"Nasrin" Film Screening
Wednesday, March 8, 2023
7:00 pm
Smith Warehouse, Bay 4, Ahmadieh Family Lecture Hall, Room C105

Join the Duke Human Rights Center for a screening of the film "Nasrin," the fourth film in the 2022-2023 Rights! Camera! Action! Film Series. Filmed in Iran by women and men who risked arrest to make this film, "Nasrin" is an immersive portrait of one of the world's most courageous human rights activists and political prisoners, Nasrin Sotoudeh, and of Iran's remarkably resilient women's rights movement. In the courts and on the streets, Nasrin has long fought for the rights of women, children, LGBT prisoners, religious minorities, journalists and artists, and those facing the death penalty. She was arrested in June 2018 for representing women who were protesting Iran's mandatory hijab law, and she was sentenced to 38 years in prison, plus 148 lashes. Even from prison, she has continued to challenge the authorities. An Amnesty International petition calling for her release received over a million signatures from 200 countries.

 

The post-screening panel will feature Yasaman Baghban and Mandana Naviafar.

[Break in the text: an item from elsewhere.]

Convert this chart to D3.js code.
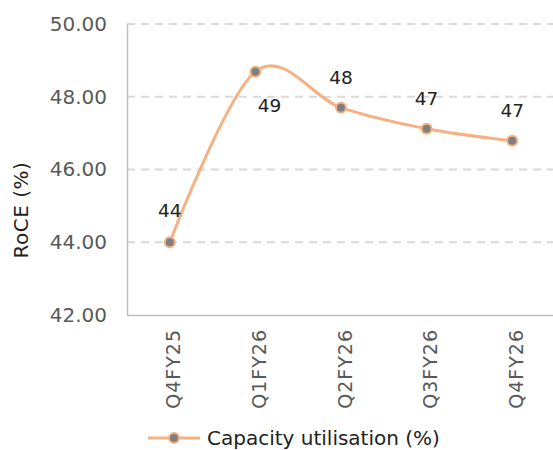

Yasaman Baghban is an Iranian documentary filmmaker. She got her MA in Cinema from Tehran University of Art. She was a lecturer of Art at the Shiraz Institute of Higher Education and decided to continue her education at Duke University in the MFA Experimental and Documentary Arts program. She is interested in essay films, video arts, photography, multimedia, and academic research. She focuses on the integration of time and memory, immigration and exile, as well as feminism, human rights, and Middle Eastern conflicts. She has made a number of short experimental and documentary films, including Issued from Fasa, Section 59, I was born in 1988, and Home. Baghban is currently working on a short documentary based on her experience as an international student who left her home country of Iran and its laws restricting women, only to arrive in the United States in time to witness the overturning of Roe v. Wade. Her latest film revolves around two main concepts: body and imprisonment.

Mandana Naviafar is a graduate student in the Program in Literature Department at Duke University. She is originally from Tehran, Iran.